I've been working on writing a program that randomly fills sites in a 2-D array (10x10) with 1's and 0's that meet a user input for the fraction of 1's sites compared to total sites. The code I wrote works in principle I think but when I compiled and ran it I had an unexpectedly long run time (i never got it to finish). Is there any errors in my coding or is it just inefficient?
#include <iostream>
#include <cmath>
#include <ctime>
#include <new>
usingnamespace std;
int main()
{
//declare parameters
float p; //percentage of sites filled in array
longint i, j, n, m; // i=rows j=columns; loop indexes-n,l
longint pmass; //mass of percolating chain
longint filled, unfilled; // filled=number of 1s, unfilled=number of 0s
int perc_array[10][10]; //declare 2-d 10x10 array
//set i, j to both be 10
i=10;
j=10;
// user inputs
cout<<"What percentage (decimal) of sites do you want filled? (no more than 3 decimal places) \n";
cin>>p;
//zero filled and unfilled variables
filled=0;
unfilled=0;
//zero the array elements before seeding the sites. does this by going down each column and zeroing all the rows
//after it zeroes all the rows in the first column it does it for the second..to the jth column
for(n=0; n<j; n++)
{
for(m=0;m<i;m++)
perc_array[m][n]=0;
}
//seeding random number generator
srand(time(NULL));
// fill array with 0's or 1's (1's will indicate filled sites) and have the ratio of 1's to total array size
// be the same as the user defined p
do
{
//randomly fill array with 0s and 1s
for(n=0; n<j; n++)
{
for(m=0; m<i; m++)
perc_array[m][n]=rand() % 2; //generates random 0 or 1 to fill array spot
}
//count the number of filled and unfilled sites
for(n=0; n<j; n++)
{
for(m=0; m<i; m++)
{
if(perc_array[m][n]==0)
unfilled++;
else
filled++;
}
}
} while((filled/(filled+unfilled))!=p); // recalculates the array until the (filled/total) ratio is p
//output array to check by hand (for debugging purposes)
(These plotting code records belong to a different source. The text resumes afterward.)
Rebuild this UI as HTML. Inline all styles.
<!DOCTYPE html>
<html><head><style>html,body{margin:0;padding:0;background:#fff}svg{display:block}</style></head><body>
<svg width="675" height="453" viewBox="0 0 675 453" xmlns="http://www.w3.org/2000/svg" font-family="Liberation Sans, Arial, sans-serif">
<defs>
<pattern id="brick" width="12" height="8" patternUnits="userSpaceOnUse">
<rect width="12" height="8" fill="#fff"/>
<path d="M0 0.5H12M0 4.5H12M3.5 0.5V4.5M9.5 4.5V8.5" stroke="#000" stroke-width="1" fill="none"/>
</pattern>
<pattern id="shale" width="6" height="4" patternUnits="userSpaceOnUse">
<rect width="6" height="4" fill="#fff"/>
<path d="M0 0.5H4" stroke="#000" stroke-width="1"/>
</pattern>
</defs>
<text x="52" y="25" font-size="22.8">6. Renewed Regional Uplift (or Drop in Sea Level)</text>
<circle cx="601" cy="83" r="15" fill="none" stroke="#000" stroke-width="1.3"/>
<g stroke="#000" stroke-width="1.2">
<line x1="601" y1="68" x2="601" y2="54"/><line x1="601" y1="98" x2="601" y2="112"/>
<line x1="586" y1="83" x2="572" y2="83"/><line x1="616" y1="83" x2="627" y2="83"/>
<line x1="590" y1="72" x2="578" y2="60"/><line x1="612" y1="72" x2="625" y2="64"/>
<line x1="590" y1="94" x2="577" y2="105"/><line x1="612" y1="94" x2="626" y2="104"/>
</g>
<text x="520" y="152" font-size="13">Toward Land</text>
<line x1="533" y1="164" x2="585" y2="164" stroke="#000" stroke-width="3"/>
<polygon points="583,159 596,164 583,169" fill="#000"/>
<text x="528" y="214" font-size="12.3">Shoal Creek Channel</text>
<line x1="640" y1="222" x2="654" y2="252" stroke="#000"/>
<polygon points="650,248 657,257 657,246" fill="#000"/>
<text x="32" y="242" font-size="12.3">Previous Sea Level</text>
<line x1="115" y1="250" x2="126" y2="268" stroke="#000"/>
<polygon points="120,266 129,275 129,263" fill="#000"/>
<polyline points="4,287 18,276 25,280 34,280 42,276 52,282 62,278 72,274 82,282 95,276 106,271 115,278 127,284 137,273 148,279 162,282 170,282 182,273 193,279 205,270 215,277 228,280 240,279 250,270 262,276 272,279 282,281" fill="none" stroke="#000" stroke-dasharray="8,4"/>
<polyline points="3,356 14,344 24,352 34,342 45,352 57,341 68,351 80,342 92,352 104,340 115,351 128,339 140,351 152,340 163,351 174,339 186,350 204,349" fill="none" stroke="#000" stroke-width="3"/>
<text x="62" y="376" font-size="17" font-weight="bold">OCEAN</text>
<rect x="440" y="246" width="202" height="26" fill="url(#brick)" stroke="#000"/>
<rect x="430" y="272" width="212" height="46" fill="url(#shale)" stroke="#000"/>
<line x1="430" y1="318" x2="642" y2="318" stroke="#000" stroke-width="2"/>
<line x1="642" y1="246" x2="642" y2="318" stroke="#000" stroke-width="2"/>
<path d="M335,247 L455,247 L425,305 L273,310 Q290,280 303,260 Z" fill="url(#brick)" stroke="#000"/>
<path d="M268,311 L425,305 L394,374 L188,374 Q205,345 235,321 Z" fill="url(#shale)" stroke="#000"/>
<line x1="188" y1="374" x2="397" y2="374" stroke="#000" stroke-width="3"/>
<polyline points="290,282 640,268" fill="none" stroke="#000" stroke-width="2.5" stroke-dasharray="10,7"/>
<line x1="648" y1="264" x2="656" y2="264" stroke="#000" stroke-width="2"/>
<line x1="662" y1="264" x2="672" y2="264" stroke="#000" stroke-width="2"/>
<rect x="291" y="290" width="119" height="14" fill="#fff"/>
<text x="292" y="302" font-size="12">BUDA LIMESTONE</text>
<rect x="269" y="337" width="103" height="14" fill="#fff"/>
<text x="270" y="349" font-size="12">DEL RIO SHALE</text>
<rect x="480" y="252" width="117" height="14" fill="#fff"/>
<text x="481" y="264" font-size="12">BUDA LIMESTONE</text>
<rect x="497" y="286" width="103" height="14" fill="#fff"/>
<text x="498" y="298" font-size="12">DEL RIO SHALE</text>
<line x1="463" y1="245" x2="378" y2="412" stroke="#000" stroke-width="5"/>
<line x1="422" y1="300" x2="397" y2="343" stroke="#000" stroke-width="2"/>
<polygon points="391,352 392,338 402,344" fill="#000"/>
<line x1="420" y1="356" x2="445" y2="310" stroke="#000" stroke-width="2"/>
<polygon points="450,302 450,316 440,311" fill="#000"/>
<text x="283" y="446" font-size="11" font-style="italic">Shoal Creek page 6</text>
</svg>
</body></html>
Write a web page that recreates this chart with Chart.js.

for(n=0;n<i;n++) //does output for each row n
{
for(m=0;m<j;m++) //outputs all columns in each row n
{
cout<<perc_array[n][m];
if(m==100)
cout<<"/n"; //new row
}
}
}
Probably an infinite loop. To see where it is, you could add:
cout<<"Loop ID =1"<<endl;
inside every loop (obviously change the 1 to a unique number), to see which one is repeating.
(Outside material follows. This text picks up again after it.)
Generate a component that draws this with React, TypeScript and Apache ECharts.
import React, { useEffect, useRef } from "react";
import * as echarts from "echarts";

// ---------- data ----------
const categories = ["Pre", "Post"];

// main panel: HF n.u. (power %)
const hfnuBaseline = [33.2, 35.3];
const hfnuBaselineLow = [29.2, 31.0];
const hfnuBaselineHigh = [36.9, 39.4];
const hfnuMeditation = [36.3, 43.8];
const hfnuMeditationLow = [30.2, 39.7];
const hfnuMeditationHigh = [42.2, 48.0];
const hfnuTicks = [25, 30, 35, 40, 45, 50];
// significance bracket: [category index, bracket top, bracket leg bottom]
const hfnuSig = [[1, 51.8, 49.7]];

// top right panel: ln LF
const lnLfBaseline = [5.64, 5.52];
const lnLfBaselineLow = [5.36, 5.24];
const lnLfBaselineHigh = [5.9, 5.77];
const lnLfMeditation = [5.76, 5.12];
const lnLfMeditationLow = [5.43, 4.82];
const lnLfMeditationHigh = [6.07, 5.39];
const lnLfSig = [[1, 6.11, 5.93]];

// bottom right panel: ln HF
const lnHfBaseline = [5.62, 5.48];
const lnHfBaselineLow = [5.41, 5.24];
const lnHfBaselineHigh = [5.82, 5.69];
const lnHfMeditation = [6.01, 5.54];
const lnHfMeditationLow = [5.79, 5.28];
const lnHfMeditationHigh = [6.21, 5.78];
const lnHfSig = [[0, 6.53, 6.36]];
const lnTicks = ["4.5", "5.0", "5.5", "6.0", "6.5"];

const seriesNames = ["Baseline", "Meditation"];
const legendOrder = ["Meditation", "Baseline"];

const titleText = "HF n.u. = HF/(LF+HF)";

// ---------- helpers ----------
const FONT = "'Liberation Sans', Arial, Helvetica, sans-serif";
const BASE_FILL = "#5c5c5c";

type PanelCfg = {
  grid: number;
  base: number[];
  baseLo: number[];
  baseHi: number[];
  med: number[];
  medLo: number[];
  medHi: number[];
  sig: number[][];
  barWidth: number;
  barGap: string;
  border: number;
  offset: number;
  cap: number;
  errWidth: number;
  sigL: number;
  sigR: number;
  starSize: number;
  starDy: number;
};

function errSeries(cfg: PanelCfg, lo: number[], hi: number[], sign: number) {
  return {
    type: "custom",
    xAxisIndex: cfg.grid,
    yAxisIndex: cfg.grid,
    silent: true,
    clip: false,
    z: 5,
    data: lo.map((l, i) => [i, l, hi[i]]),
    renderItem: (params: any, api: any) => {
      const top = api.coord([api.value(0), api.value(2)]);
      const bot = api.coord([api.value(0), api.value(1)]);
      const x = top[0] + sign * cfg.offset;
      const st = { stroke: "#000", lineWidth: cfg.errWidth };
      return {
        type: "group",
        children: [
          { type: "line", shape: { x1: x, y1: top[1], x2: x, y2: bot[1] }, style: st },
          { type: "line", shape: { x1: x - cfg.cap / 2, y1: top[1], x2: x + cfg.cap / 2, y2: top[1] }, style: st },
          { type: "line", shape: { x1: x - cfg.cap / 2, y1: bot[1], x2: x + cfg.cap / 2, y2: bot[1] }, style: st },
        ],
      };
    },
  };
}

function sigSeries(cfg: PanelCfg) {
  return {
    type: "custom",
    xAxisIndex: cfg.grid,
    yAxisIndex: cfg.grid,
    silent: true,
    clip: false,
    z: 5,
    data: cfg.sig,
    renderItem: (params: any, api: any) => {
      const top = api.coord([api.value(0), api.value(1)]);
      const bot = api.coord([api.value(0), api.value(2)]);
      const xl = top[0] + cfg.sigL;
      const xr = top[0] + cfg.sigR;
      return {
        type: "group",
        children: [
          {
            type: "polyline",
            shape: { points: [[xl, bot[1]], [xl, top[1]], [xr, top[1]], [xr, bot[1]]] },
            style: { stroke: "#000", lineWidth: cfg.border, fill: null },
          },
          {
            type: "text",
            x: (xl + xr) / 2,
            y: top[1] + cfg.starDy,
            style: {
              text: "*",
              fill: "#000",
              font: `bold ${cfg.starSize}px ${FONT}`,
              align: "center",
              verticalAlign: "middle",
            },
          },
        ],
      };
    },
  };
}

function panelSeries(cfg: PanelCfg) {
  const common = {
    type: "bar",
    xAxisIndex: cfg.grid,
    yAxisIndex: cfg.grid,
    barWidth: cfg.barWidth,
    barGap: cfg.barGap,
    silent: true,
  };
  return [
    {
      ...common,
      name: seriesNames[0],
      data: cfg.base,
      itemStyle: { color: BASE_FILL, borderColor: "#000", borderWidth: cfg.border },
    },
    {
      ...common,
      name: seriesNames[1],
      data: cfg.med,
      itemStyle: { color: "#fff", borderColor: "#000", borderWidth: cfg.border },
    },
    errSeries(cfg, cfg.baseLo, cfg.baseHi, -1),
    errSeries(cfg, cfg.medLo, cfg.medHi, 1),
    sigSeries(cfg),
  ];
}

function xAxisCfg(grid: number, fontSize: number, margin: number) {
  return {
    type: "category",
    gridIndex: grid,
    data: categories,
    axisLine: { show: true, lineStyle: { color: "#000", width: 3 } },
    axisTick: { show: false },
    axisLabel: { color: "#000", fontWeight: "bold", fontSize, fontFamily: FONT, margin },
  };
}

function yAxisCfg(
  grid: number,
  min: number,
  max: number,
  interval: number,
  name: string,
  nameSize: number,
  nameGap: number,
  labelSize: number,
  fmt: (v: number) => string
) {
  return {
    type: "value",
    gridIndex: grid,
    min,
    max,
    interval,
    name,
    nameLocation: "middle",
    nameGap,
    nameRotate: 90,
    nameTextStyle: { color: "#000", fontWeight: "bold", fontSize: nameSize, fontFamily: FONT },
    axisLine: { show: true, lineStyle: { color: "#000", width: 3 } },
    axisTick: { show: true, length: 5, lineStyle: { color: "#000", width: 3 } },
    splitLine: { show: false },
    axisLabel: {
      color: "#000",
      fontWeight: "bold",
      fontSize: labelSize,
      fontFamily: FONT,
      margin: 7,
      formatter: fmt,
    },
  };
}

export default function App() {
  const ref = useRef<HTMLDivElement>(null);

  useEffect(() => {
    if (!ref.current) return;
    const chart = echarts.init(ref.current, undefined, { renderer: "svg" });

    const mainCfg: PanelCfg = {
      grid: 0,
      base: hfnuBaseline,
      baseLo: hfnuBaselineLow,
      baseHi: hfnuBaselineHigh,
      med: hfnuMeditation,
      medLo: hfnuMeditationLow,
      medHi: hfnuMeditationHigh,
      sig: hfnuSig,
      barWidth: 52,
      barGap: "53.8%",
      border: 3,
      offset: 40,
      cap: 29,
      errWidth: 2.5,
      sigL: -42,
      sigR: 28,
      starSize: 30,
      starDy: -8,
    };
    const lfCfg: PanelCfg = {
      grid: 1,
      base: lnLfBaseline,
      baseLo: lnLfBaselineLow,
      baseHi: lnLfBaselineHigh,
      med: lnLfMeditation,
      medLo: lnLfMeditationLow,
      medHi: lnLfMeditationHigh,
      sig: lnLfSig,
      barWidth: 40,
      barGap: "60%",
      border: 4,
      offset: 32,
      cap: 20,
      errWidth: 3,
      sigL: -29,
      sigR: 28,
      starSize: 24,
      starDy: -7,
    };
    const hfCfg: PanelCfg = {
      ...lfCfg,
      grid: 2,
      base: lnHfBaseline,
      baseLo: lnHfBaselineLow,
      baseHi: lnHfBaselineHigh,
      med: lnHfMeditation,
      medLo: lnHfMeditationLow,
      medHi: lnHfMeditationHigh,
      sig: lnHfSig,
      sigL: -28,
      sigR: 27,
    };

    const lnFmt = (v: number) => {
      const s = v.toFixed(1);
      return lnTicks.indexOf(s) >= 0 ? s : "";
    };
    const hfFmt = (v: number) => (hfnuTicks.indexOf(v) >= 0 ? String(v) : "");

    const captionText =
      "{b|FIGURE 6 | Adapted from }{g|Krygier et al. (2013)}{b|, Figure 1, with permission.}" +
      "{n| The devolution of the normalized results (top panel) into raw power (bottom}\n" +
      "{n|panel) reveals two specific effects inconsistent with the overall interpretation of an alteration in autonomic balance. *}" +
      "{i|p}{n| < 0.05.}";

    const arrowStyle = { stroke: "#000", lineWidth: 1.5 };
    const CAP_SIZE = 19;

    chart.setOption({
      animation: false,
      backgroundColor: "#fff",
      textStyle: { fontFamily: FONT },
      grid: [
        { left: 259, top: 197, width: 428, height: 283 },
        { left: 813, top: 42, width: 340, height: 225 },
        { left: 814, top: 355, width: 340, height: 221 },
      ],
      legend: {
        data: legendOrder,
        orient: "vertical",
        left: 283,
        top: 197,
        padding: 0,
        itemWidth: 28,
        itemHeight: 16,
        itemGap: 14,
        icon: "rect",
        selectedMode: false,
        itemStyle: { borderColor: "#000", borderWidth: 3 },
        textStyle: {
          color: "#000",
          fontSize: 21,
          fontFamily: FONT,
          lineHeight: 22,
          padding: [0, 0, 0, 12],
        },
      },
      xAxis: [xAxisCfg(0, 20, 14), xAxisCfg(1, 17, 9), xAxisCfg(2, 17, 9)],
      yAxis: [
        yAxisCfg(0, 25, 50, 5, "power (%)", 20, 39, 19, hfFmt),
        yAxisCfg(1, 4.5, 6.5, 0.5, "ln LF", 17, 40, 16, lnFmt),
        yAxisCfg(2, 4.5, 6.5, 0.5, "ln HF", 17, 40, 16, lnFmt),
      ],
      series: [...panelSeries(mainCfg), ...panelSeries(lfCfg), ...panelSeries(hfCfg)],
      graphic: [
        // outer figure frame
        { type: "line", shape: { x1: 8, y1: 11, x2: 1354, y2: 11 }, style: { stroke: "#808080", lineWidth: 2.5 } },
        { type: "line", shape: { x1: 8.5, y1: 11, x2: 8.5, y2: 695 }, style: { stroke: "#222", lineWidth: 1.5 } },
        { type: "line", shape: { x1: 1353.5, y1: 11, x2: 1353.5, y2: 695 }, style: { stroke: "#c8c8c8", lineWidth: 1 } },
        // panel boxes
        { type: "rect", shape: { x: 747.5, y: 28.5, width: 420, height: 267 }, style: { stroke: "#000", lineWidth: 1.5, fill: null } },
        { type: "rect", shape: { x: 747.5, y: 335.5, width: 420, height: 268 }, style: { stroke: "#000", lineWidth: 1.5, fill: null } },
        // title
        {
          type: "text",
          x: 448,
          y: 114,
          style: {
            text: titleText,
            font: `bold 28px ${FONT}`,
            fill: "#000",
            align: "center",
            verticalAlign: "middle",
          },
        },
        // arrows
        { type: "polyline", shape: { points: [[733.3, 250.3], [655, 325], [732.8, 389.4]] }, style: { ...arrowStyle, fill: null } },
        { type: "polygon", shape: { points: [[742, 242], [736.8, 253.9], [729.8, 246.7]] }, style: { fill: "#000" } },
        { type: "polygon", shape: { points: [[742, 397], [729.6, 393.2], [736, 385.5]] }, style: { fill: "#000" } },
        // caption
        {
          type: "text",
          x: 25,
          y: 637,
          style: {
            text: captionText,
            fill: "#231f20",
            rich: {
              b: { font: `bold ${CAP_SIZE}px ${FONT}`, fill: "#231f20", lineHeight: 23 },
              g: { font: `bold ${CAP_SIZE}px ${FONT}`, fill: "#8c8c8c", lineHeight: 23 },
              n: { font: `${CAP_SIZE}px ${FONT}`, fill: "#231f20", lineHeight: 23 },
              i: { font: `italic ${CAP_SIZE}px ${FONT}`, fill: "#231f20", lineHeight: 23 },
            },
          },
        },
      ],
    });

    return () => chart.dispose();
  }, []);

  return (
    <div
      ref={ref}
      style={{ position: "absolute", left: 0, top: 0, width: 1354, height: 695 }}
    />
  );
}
I did what you suggested and I found out that the do-while loop is repeating ad infinitum. I made some modifications to try and make it check the while condition clearer. So the new do while loop is:
do
{
//randomly fill array with 0s and 1s
for(m=0; m<j; m++)
{
for(n=0; n<i; n++)
perc_array[m][n]=rand() % 2; //generates random 0 or 1 to fill array spot
}
//count the number of filled and unfilled sites
for(n=0; n<j; n++)
{
for(m=0; m<i; m++)
{
if(perc_array[m][n]==0)
{
unfilled++;
}
elseif(perc_array[m][n]==1)
{
filled++;
}
}
}
//simplification variables
total=100;
randp=(filled/total);
//reset filled and unfilled when random array isn't percentage filled user specified
if(randp!=p)
{
filled=0;
unfilled=0;
}
//otherwise tell user of values (randp should be same as user input)
elseif(randp==p)
cout<<filled<<","<< unfilled<<","<<total<<","<<randp;
} while(randp!=p); // recalculates the array until the (filled/total) ratio is p
So, to my understanding the loop should terminate when it builds the array with the same percentage of 1's the user specified. since the condition is true when randp is not p the do-while loop will run again. However this still runs to infinity. I tried some couts and found that it is not correctly computing randp. Inside the do-while loop it says randp is 0. Even though when I have it tell me the number for filled states it returns a non-zero number. What am I doing wrong here??
When I ran your code (same as first post with only the do-while loop replaced be the second post), it seems to work fine for me. However, the variables "total" and "randp" were not declared in your first post, and so I declared them in the same line as p (ie as other floats) because I didn't know any better. My best guess would be that you have total declared as an int or long int. In C and C++, when you divide an int by an int, you get an int, even though you're trying to store it into a float or double. This is my speculation as to why you see randp as always zero due to your division statement at line 28. My method of decalring total as a float fixed the problem because if a float is part of the division, you can get a float back, but the other way is to cast one of the int's. In other words:
1 2 3 4 5 6
float d;
int b, c;
d = b/c; //returns an int into d
d = (float) b/c; // returns a float into d
Hope that helps.
EDIT: I meant to add that you should include <cstdlib> in addition to the other headers you have. Your compiler may not require it because it adds it automatically, but you have some function calls that need it (ie rand()).